One might think of cocktails to celebrate the 91st anniversary of the PLA. But more tellingly one might think of PRC gifts to PNG (a fancy convention centre and a new six lane highway for example) to enable it to host APEC this year.
Or
An emergency brake must be applied to the unfolding Personality Cult. Who would have thought that, after four decades of Reforms and the Open Door, our Sacred Land would once more witness a Personality Cult? The Party media is going to extreme lengths to create a new Idol, and in the process it is offering up to the world an image of China as Modern Totalitarianism. Portraits of the Leader are hoisted on high throughout the Land, as though they are possessed of some Spiritual Mana. This only adds to all the absurdity. And then, on top of that, the speeches of That Official — things previously merely to be recorded by secretaries in a pro forma bureaucratic manner — are now painstakingly collected in finely bound editions printed in vast quantities and handed out free throughout the world. The profligate waste of paper alone is enough to make you shake your head in disbelief.
Didn’t former Labour leader Phil Goff pay for a large chunk of his mayoral campaign auctioning off collected works of Xi Jinping, to PRC-based donors?
It is a bracing read, and one can wonder at the likely fate of the courageous author.

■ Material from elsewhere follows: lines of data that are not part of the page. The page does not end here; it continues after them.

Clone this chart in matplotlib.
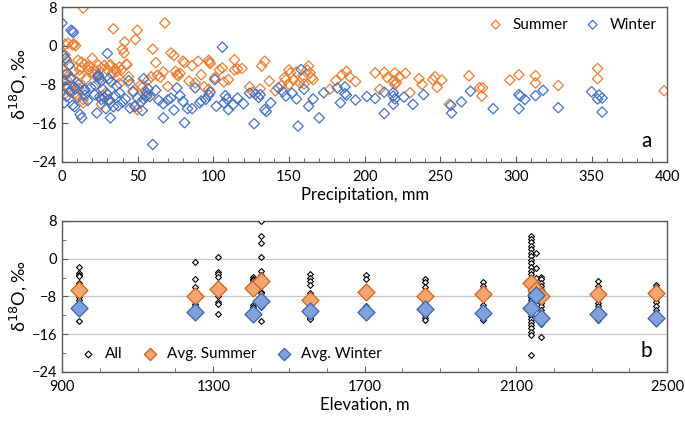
import numpy as np
import matplotlib
matplotlib.use("Agg")
import matplotlib.pyplot as plt
from matplotlib.ticker import MultipleLocator

plt.rcParams['font.family'] = ['Lato', 'DejaVu Sans']
plt.rcParams['mathtext.fontset'] = 'dejavusans'

# ---- panel a: precipitation (mm) vs d18O ----
summer_p = [14, 2, 4, 7, 8, 9, 2, 10.6, 12.8, 15, 20, 1, 2, 3, 7.6, 11.7, 17.2, 19.4, 1.3, 8.4,
            9.5, 14, 14, 5, 6, 10, 12, 16, 18, 4, 6, 11, 13, 3, 0.5,
            21.6, 23.8, 28, 31.3, 35, 38, 39.2, 42.5, 34, 49.8, 48.5, 41.4, 40, 41, 48.6, 49.7,
            52, 53, 26, 30, 32, 36, 43, 25, 27, 29, 33, 37, 45, 47, 24, 22, 55, 57, 60, 62, 59,
            56, 44, 38, 26,
            68, 72, 74, 67, 75, 76, 77, 78, 80, 81, 84, 90, 92, 97, 97.5, 98, 97, 104, 106, 110,
            114, 114, 116, 119, 63, 65, 70, 88, 94, 101, 107, 86,
            124, 126, 132, 134, 137, 141, 147, 148, 150, 151, 150, 153, 155, 157, 159, 162, 163,
            164, 165, 166, 177, 181, 185, 188, 190, 194, 145, 131, 160,
            207, 213, 215, 210, 220, 223, 219, 220, 221, 227, 230, 236, 238, 245, 246.5, 248, 251,
            256, 269, 276, 277.5, 278, 296, 302, 313, 313, 328, 354, 354, 398]
summer_d = [7.8, 0.3, 0.5, 0.2, 0.3, 0.0, -1.9, -3.0, -3.4, -3.8, -2.6, -5.0, -6.0, -7.0, -5.3,
            -5.0, -5.0, -5.3, -10.1, -9.8, -10.1, -11.1, -11.8, -4.0, -6.5, -7.5, -6.2, -6.8,
            -4.3, -8.7, -9.3, -8.8, -4.5, -3.0, -9.5,
            -6.0, -6.3, -4.1, -4.1, -4.8, -4.4, -5.0, -3.8, 3.5, 3.2, 1.3, 0.8, -0.7, -1.5,
            -12.5, -13.2, -8.1, -8.6, -4.6, -5.0, -3.9, -5.4, -3.9, -7.6, -10.3, -9.7, -5.8,
            -6.5, -7.9, -9.6, -4.0, -5.0, -9.5, -7.1, -0.7, -3.5, -6.4, -10.5, -6.4, -7.8, -12.1,
            4.7, -1.5, -2.0, -5.4, -5.3, -6.0, -6.2, -5.7, -3.2, -3.5, -7.3, -3.2, -6.0, -3.0,
            -3.4, -3.7, -9.0, -5.0, -4.6, -7.0, -2.9, -5.0, -4.8, -4.7, -6.1, -6.5, -8.4, -7.7,
            -8.5, -6.6, -7.5, -4.1,
            -8.5, -9.6, -4.2, -3.2, -7.3, -9.3, -6.6, -7.0, -5.0, -5.6, -8.0, -7.1, -5.4, -7.6,
            -6.8, -5.0, -4.2, -5.6, -6.6, -7.0, -9.0, -7.2, -6.0, -5.3, -6.4, -7.4, -8.2, -8.9,
            -7.9,
            -5.6, -5.5, -6.6, -9.0, -5.6, -6.4, -7.3, -8.0, -7.6, -5.7, -9.7, -6.8, -8.0, -7.0,
            -6.4, -8.6, -7.1, -12.1, -6.2, -8.7, -10.4, -8.7, -7.1, -6.0, -6.2, -7.7, -8.2, -4.7,
            -6.8, -9.3]

winter_p = [0, 6, 7, 7.5, 2.4, 4.6, 3.5, 5.7, 11, 15, 7, 12, 13, 2.4, 8, 9, 15.2, 15.2, 8.4, 1,
            3, 5, 10, 17, 19, 0.5, 1.5,
            30, 24, 25, 26, 24, 31, 32.5, 44.1, 54, 21.6, 24.9, 26, 28, 30, 31, 32, 23, 32, 29,
            34, 37, 40, 42, 38, 47, 48, 52, 54, 56, 56, 57, 58, 60, 35, 27, 45, 50, 53, 22, 36,
            62, 64, 67, 67, 70, 72, 76, 78, 81, 80, 83, 86, 91, 92, 95, 97, 98, 101, 106, 107,
            108, 109, 110, 113, 120, 88, 74, 102, 116, 124, 127, 128, 130, 131, 134, 135,
            138, 143, 146, 155, 156, 158, 160, 163, 166, 170, 173, 182, 184, 187, 187, 188, 194,
            148, 152,
            201.5, 207, 213, 213, 219, 219, 220, 219, 226, 232, 239, 257, 257.5, 264, 270, 285,
            302, 303, 306, 302, 313, 318, 328, 350, 354, 357, 357, 355]
winter_d = [4.7, 3.2, 3.0, 2.7, -2.6, -4.0, -5.7, -6.7, -8.0, -9.0, -12.3, -14.2, -14.9, -8.5,
            -8.5, -8.9, -9.2, -10.2, -12.6, -2.0, -10.5, -9.4, -10.6, -11.3, -8.6, -7.3, -11.8,
            -1.6, -6.4, -6.8, -7.2, -6.0, -6.8, -7.5, -7.2, -6.8, -10.1, -10.5, -11.1, -10.8,
            -10.0, -11.1, -11.8, -13.9, -14.9, -13.0, -12.6, -12.4, -11.7, -11.0, -9.7, -9.4,
            -12.5, -11.7, -11.0, -9.7, -10.3, -8.9, -10.5, -20.4, -10.3, -9.0, -12.9, -10.8,
            -13.4, -8.2, -8.3,
            -9.2, -11.3, -14.9, -12.0, -11.2, -10.8, -8.7, -10.3, -15.9, -11.5, -13.0, -13.0,
            -11.8, -11.4, -11.1, -10.2, -9.6, -7.0, -0.3, -11.8, -10.3, -11.0, -13.2, -12.2,
            -12.0, -8.7, -13.3, -12.5, -10.8, -9.8, -16.1, -10.0, -10.7, -10.1, -13.2, -13.6,
            -11.8, -8.7, -9.5, -11.0, -16.6, -4.9, -9.0, -12.5, -11.0, -14.9, -9.7, -8.7, -11.8,
            -8.5, -9.9, -10.2, -11.2, -10.4, -9.8,
            -10.5, -10.9, -14.0, -9.6, -9.7, -10.4, -11.0, -12.1, -10.6, -12.1, -10.1, -12.3,
            -13.9, -11.6, -9.4, -13.0, -10.1, -10.4, -11.1, -13.0, -10.3, -9.2, -12.8, -9.5,
            -11.0, -10.8, -13.7, -10.2]

# ---- panel b: elevation (m) vs d18O ----
all_elev = ([944] * 16 + [1252] * 9 + [1312] * 9 + [1404] * 8 + [1427] * 13 + [1556] * 13
            + [1705] * 5 + [1860] * 14 + [2013] * 9 + [2141] * 32 + [2152] * 3 + [2166] * 16
            + [2317] * 9 + [2471] * 11)
all_d = [-1.7, -3.1, -3.4, -3.6, -5.2, -5.6, -6.0, -6.8, -7.5, -8.2, -8.8, -9.3, -10.0, -10.6,
         -11.0, -13.3,
         -0.6, -4.4, -6.1, -9.6, -10.0, -10.4, -10.8, -11.2, -11.5,
         0.4, -2.9, -3.3, -3.8, -6.4, -8.0, -9.2, -9.6, -11.8,
         -3.8, -4.2, -4.6, -5.0, -9.8, -10.2, -10.6, -11.0,
         7.9, 4.8, 3.3, 0.3, -2.7, -3.5, -4.2, -5.5, -7.0, -7.2, -9.8, -10.3, -13.2,
         -3.3, -4.0, -4.7, -5.6, -7.2, -7.8, -9.0, -10.0, -10.8, -11.5, -12.0, -12.5, -12.8,
         -3.4, -4.4, -10.0, -10.5, -11.0,
         -4.3, -5.0, -5.9, -6.8, -7.5, -8.2, -9.0, -9.6, -10.2, -10.8, -11.4, -12.0, -12.6,
         -13.1,
         -5.0, -5.7, -6.5, -9.8, -10.4, -11.0, -11.8, -12.5, -13.0,
         4.9, 4.2, 3.5, 2.8, 2.0, 1.3, 0.6, -0.2, -1.0, -1.7, -2.5, -3.2, -4.0, -4.6, -5.4,
         -6.1, -6.8, -7.5, -8.1, -8.8, -9.5, -10.1, -10.8, -11.4, -12.1, -12.8, -13.4, -14.1,
         -14.8, -15.5, -16.2, -20.4,
         1.2, -2.0, -4.0,
         -3.8, -4.4, -5.1, -5.8, -6.5, -7.2, -8.0, -8.7, -9.4, -10.1, -10.8, -11.5, -12.2,
         -13.0, -13.8, -16.7,
         -4.7, -5.8, -9.4, -10.0, -10.6, -11.2, -12.0, -12.6, -13.0,
         -5.6, -6.0, -6.5, -8.5, -9.2, -10.0, -10.8, -11.5, -12.2, -13.0, -13.6]

avg_s_elev = [944, 1252, 1312, 1404, 1427, 1556, 1705, 1860, 2013, 2141, 2153, 2166, 2317, 2471]
avg_s_d = [-6.6, -8.0, -6.4, -6.3, -4.7, -8.7, -7.0, -8.0, -7.5, -5.1, -6.6, -7.9, -7.5, -7.3]
avg_w_elev = [944, 1252, 1404, 1427, 1556, 1705, 1860, 2013, 2141, 2153, 2166, 2317, 2471]
avg_w_d = [-10.4, -11.3, -11.7, -9.0, -11.0, -11.2, -10.7, -11.6, -10.4, -7.7, -12.5, -11.8,
           -12.6]

orange = '#ED7D31'
blue = '#4472C4'
spine_c = '#595959'

fig = plt.figure(figsize=(6.85, 4.25), dpi=100)
ax1 = fig.add_axes([0.0905, 0.619, 0.8835, 0.3645])
ax2 = fig.add_axes([0.0905, 0.125, 0.8835, 0.355])

ax1.scatter(summer_p, summer_d, marker='D', s=28, facecolors='none', edgecolors=orange,
            linewidths=0.9, label='Summer')
ax1.scatter(winter_p, winter_d, marker='D', s=28, facecolors='none', edgecolors=blue,
            linewidths=0.9, label='Winter')
ax1.set_xlim(0, 400)
ax1.set_ylim(-24, 8)
ax1.xaxis.set_major_locator(MultipleLocator(50))
ax1.xaxis.set_minor_locator(MultipleLocator(10))
ax1.yaxis.set_major_locator(MultipleLocator(8))
ax1.set_xlabel('Precipitation, mm', fontsize=12, labelpad=2)
ax1.set_ylabel(r'δ$^{18}$O, ‰', fontsize=13, labelpad=2)
ax1.legend(loc='upper right', ncol=2, frameon=False, fontsize=11, handletextpad=0.1,
           columnspacing=0.6, borderaxespad=0.3, markerscale=0.85)
ax1.text(0.975, 0.07, 'a', transform=ax1.transAxes, fontsize=15, ha='right', va='bottom')

ax2.scatter(all_elev, all_d, marker='D', s=9, facecolors='white', edgecolors='black',
            linewidths=0.8, label='All', zorder=3)
ax2.scatter(avg_s_elev, avg_s_d, marker='D', s=75, facecolors='#F4A46E', edgecolors='#D0641E',
            linewidths=0.9, label='Avg. Summer', zorder=4)
ax2.scatter(avg_w_elev, avg_w_d, marker='D', s=75, facecolors='#7FA2DC', edgecolors='#3C64AE',
            linewidths=0.9, label='Avg. Winter', zorder=4)
ax2.set_xlim(900, 2500)
ax2.set_ylim(-24, 8)
ax2.set_xticks([900, 1300, 1700, 2100, 2500])
ax2.xaxis.set_minor_locator(MultipleLocator(100))
ax2.yaxis.set_major_locator(MultipleLocator(8))
ax2.yaxis.set_minor_locator(MultipleLocator(4))
ax2.grid(axis='y', which='major', color='#C8C8C8', linewidth=0.9, zorder=0)
ax2.set_axisbelow(True)
ax2.set_xlabel('Elevation, m', fontsize=12, labelpad=2)
ax2.set_ylabel(r'δ$^{18}$O, ‰', fontsize=13, labelpad=2)
leg = ax2.legend(loc='lower left', ncol=3, frameon=False, fontsize=11, handletextpad=0.1,
                 columnspacing=0.8, borderaxespad=0.3)
for h, sz in zip(leg.legend_handles, [12, 40, 40]):
    h.set_sizes([sz])
ax2.text(0.975, 0.07, 'b', transform=ax2.transAxes, fontsize=15, ha='right', va='bottom')

for ax in (ax1, ax2):
    for sp in ax.spines.values():
        sp.set_color(spine_c)
        sp.set_linewidth(1.0)
    ax.tick_params(which='both', direction='in', colors=spine_c, labelcolor='black',
                   labelsize=10.5)
    ax.tick_params(which='major', length=4)
    ax.tick_params(which='minor', length=3)
    ax.tick_params(axis='x', pad=6)

fig.savefig('out.png', dpi=100)
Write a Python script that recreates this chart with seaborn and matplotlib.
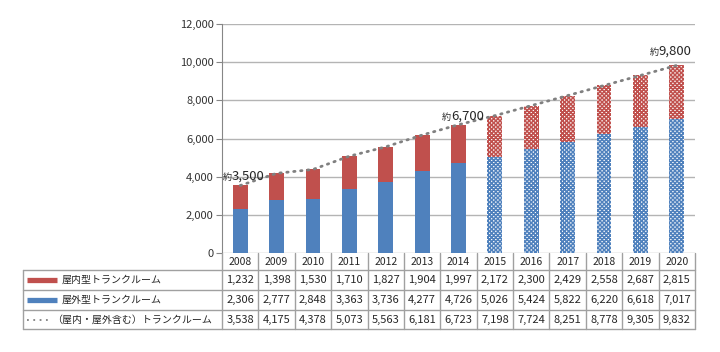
import numpy as np
import pandas as pd
import seaborn as sns
import matplotlib.pyplot as plt
from matplotlib.transforms import blended_transform_factory

# data
years = [str(y) for y in range(2008, 2021)]
indoor = [1232, 1398, 1530, 1710, 1827, 1904, 1997, 2172, 2300, 2429, 2558, 2687, 2815]
outdoor = [2306, 2777, 2848, 3363, 3736, 4277, 4726, 5026, 5424, 5822, 6220, 6618, 7017]
total = [3538, 4175, 4378, 5073, 5563, 6181, 6723, 7198, 7724, 8251, 8778, 9305, 9832]
row_labels = ["屋内型トランクルーム", "屋外型トランクルーム", "（屋内・屋外含む）トランクルーム"]
callouts = {0: "3,500", 6: "6,700", 12: "9,800"}
forecast_from = 7  # 2015 onwards hatched

red = "#C0504D"
blue = "#4F81BD"
grid_c = "#B4B4B4"

sns.set_style("white")
plt.rcParams['font.family'] = ['Noto Sans CJK JP', 'DejaVu Sans']
plt.rcParams['hatch.linewidth'] = 1.1

df = pd.DataFrame({"year": years, "indoor": indoor, "outdoor": outdoor, "total": total})

W, H = 720, 352
fig = plt.figure(figsize=(W / 100, H / 100), dpi=100)
ax = fig.add_axes([222 / W, 1 - 253 / H, 473 / W, 229 / H])

# stacked bars: total (red) behind, outdoor (blue) in front
sns.barplot(data=df, x="year", y="total", color=red, width=0.41, ax=ax, saturation=1)
n = len(years)
sns.barplot(data=df, x="year", y="outdoor", color=blue, width=0.41, ax=ax, saturation=1)

for i, p in enumerate(ax.patches):
    p.set_linewidth(0)
    idx = i % n
    if idx >= forecast_from:
        c = red if i < n else blue
        p.set_facecolor("white")
        p.set_edgecolor(c)
        p.set_hatch("xxxxxxxx")

# dotted total line
ax.plot(range(n), df["total"], color="#808080", lw=2, ls=(0, (0.5, 2.0)),
        dash_capstyle="round", zorder=5)

ax.set_xlim(-0.5, n - 0.5)
ax.set_ylim(0, 12000)
ax.set_yticks(range(0, 12001, 2000))
ax.set_yticklabels([f"{v:,}" for v in range(0, 12001, 2000)], fontsize=8, color="#333333")
ax.set_xticks([])
ax.set_xlabel("")
ax.set_ylabel("")
ax.yaxis.grid(True, color=grid_c, lw=1)
ax.set_axisbelow(True)
for s in ["top", "right", "bottom"]:
    ax.spines[s].set_visible(False)
ax.spines["left"].set_color("#868686")
ax.tick_params(axis="y", length=4, color="#868686", pad=2, left=True)

# callouts
ann_pos = {0: (-0.23, 3830), 6: (5.79, 6970), 12: (11.5, 10370)}
for k, txt in callouts.items():
    x, y = ann_pos[k]
    ax.text(x, y, txt, fontsize=9.5, ha="left", va="baseline", zorder=6)
    ax.text(x, y, "約", fontsize=6.5, ha="right", va="baseline", zorder=6)

# data table
tr = blended_transform_factory(ax.transData, fig.transFigure)
fy = lambda py: 1 - py / H
line_c = "#A0A0A0"
left_px = 23 / W
rows_px = [270, 290, 309.5, 329]
for ypx in rows_px:
    fig.add_artist(plt.Line2D([left_px, 695 / W], [fy(ypx)] * 2, color=line_c, lw=1,
                              transform=fig.transFigure))
fig.add_artist(plt.Line2D([left_px] * 2, [fy(270), fy(329)], color=line_c, lw=1,
                          transform=fig.transFigure))
for xb in np.arange(-0.5, n, 1.0):
    fig.add_artist(plt.Line2D([xb, xb], [fy(253), fy(329)], color=line_c, lw=1, transform=tr))

for i, yr in enumerate(years):
    fig.text(i, fy(262), yr, transform=tr, ha="center", va="center", fontsize=7.5)

row_vals = [indoor, outdoor, total]
centers = [280, 300, 319.5]
label_x = [62, 62, 52]
for r, (vals, cy) in enumerate(zip(row_vals, centers)):
    for i, v in enumerate(vals):
        fig.text(i, fy(cy), f"{v:,}", transform=tr, ha="center", va="center", fontsize=8)
    fig.text(label_x[r] / W, fy(cy), row_labels[r], ha="left", va="center", fontsize=7.2)

# legend swatches in table
sw_x = [27 / W, 57 / W]
fig.add_artist(plt.Line2D(sw_x, [fy(280)] * 2, color=red, lw=3.8, solid_capstyle="butt",
                          transform=fig.transFigure))
fig.add_artist(plt.Line2D(sw_x, [fy(300)] * 2, color=blue, lw=3.8, solid_capstyle="butt",
                          transform=fig.transFigure))
fig.add_artist(plt.Line2D([27 / W, 50 / W], [fy(319.5)] * 2, color="#808080", lw=1.3,
                          ls=(0, (1, 2.5)), transform=fig.transFigure))

fig.savefig("out.png", dpi=100)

Meanwhile, our Prime Minister – and her Opposition counterpart – refuse ever to utter a critical word about the regime, or what it represents here (Jian Yang, the infiltration of Chinese community groups, control of the Chinese language media), abroad (South and East China Sea), or back home. The most egregious recent example is around the mass concentration camp (actual detention, and extreme surveillance for those not detained) in Xinjiang. What would it take for Jacinda Ardern, Simon Bridges, Winston Peters, Ron Mark, James Shaw, Marama Davidson to speak up and speak out. Does nothing but a dollar matter in their world nowadays? It looks a lot like civilisational decadence taken to whole new levels. So well-schooled it doesn’t even occur to them to speak up. Another cocktail party perhaps? Pass the canapes, and quietly ignore the great evil Beijing and the CCP are responsible for – not just in decades past, but (in more refined, and perhaps unnerving) forms right now.
These were parties that once prided themselves on standing against (variously) apartheid South Africa, French nuclear testing, the Soviet Union, Nazi Germany, mass murder in Cambodia or Rwanda, and so on. Is there anything left they believe in enough, or care about enough, to speak up, take a stand, or do something?